Jeff,

 I should be more clear ...

I did not say that Cyc has a model theory. Nor did I say that it is predictable in its current form. However, I do believe that it can be made predictable, etc. with good software engineering, i.e., without a model theory. There are lots of very complex software artifacts, which have nice predictable properties which don't have a model theory. Google is nice and predictable because of good software engineering and not model theory. Somehow, your message implicitly equates model theory with nice and predictable. You have to make the case for that.

Please don't get me wrong --- I love model theory. Its a nice fun tool. I even had a whole chapter in my thesis on a model theory for contexts. But after 15 years of actually building large KBs, I am fairly unconvinced about their relevance.
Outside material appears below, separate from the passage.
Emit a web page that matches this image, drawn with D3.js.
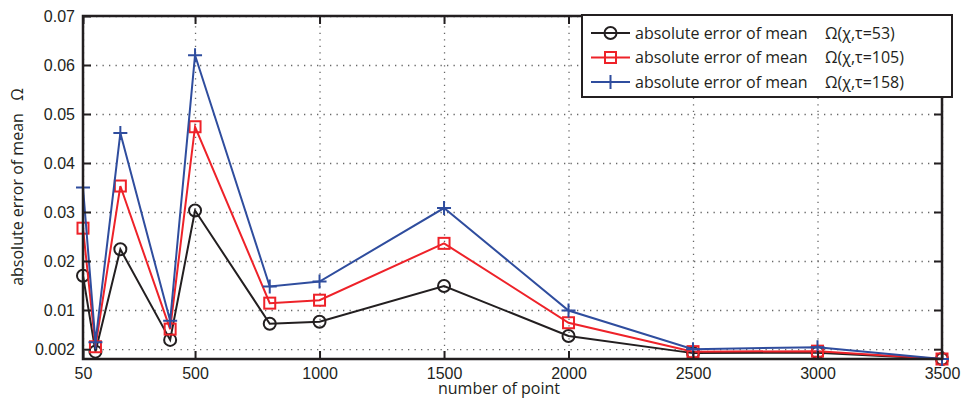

BTW, for the sake of history and the many people who gave up significant portions of their lives for Cyc, the architecture of CycL, as you describe it, is documented in [1], [2], was the collaborative work of many, including David Wallace, Mark Derthick, Dexter Pratt, John Huffman and me. Keith is the implementor of the current version. It is important to be correct about these attributions.

guha

[1] Guha, R. V., D. B. Lenat, K. Pittman, D. Pratt, and M. Shepherd. "Cyc: A Midterm Report." Communications of the ACM 33 , no. 8 (August 1990).
[2] Lenat, D. B. and R. V. Guha. "Enabling Agents to Work Together." Communications of the ACM 37, no. 7 (July 1994).



Bill Andersen wrote:
On 5/23/02 13:29, "R.V.Guha" <guha@guha.com> wrote:

  
[to Jeff Heflin]

About the issue of RDF & RDFS being hard to extend --- let us be
*very*  clear on this. RDF & RDFS were designed to be Cyc like systems
[1]. They were *not* designed to be DL like systems. You are finding it
hard to reconcile the two. Cyc-like systems are extensible and have been
extended, though not in a fashion that is consistent with DL
model-theories. Yes, the clothes  don't fit the person. Maybe the
problem is with the clothes and not the person.
    

Hi all..

It's unclear what Cyc's model theory is at all.  So if you pick some model
theory T, it's a fair bet that Cyc's model theory, whatever it is, is
inconsistent with T.  At it's base, the Cyc engine is a resolution theorem
prover augmented with special purpose modules (many of which have fixpoint
semantics) and the argumentation system for NM reasoning, so you have some
minimal model stuff thrown in.  I would defy anyone, even including Keith
Goolsbey who wrote the thing, to tell me what all of that *combined* means.
In my view, this is nothing to crow about.

Cyc is an amazing system - it does lots of incredible things.  But what is
unclear is what it doesn't do or what it gets wrong, or how long it takes to
do some given inference, etc.  All of which are undesirable properties,
IMHO, for the Semantic Web.  When I go to Google, I have some reasonable
expectation that what its crawler has seen, I will find, assuming I use the
right terms.  I would like something of the same assurance with the Semantic
Web and I wouldn't bank on a Cyc-like system giving that to me.